If you’ve never read any Chuck Wendig, well, you should give him a try. He has a lot of books and a prolific blog and a hilarious Twitter feed — lots of different ways in which you can familiarize yourself with his writing. (Seriously, check out some of his Twitter exchanges with author Sam Sykes. One of them even became a horror movie.)
He has a very particular style, especially when he is talking about writing (or politics), that is equal parts hilarious, profane, and profound.
In Damn Fine Story, he breaks down the elements of a good story and tries to verbalize how to be a good storyteller. He goes through structure and character and theme, and uses a lot of Die Hard and Star Wars references to get his points across. The book is irreverent and joyful and doesn’t take itself too seriously. It is, in short, very much Chuck Wendig.
In lieu of just quoting the whole thing to you, you should go grab a copy and read it for yourself. And if you know any writerly friends, it would make for a good holiday present.
Beautiful, lyrical, poetry in prose. I don’t think I’ve ever read quite a voice like this before. It’s gorgeously lush.
The Mere Wife is a modern retelling of Beowulf set in suburbia. I’m not quite sure how to categorize it — fantasy, contemporary fiction, magic realism? I’ve mostly settled on fantastical because that seems most apt. It focuses on women and the power women wield, the price of protection and love, and different kinds of monsters. It reads like two stories happening at once — the literal text read as is, and the story that the decadent prose is concealing. It’s hard to tell which one feels more true.
If you’ve read Beowulf previously, the parallels to and deviations from the text are fascinating. (I like the Seamus Heaney version though it’s been years since I’ve revisited it.

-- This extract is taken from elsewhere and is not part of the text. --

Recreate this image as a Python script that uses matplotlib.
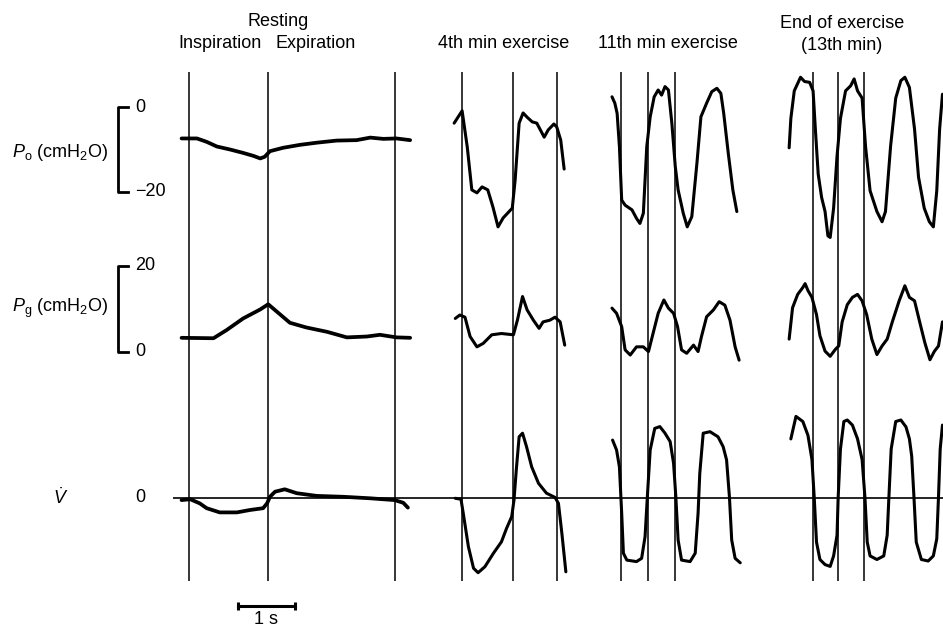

It turns out Headley has a new translation forthcoming from MCD x FSG also — I might wait to revisit Beowulf until that’s out.) If you haven’t read Beowulf, that’s okay. You don’t need to in order to enjoy this book.
Some people will be turned off by the writing style — if you only like windowpane writing, this might not be for you; this text makes you work for it a little — but I urge you to give it a shot.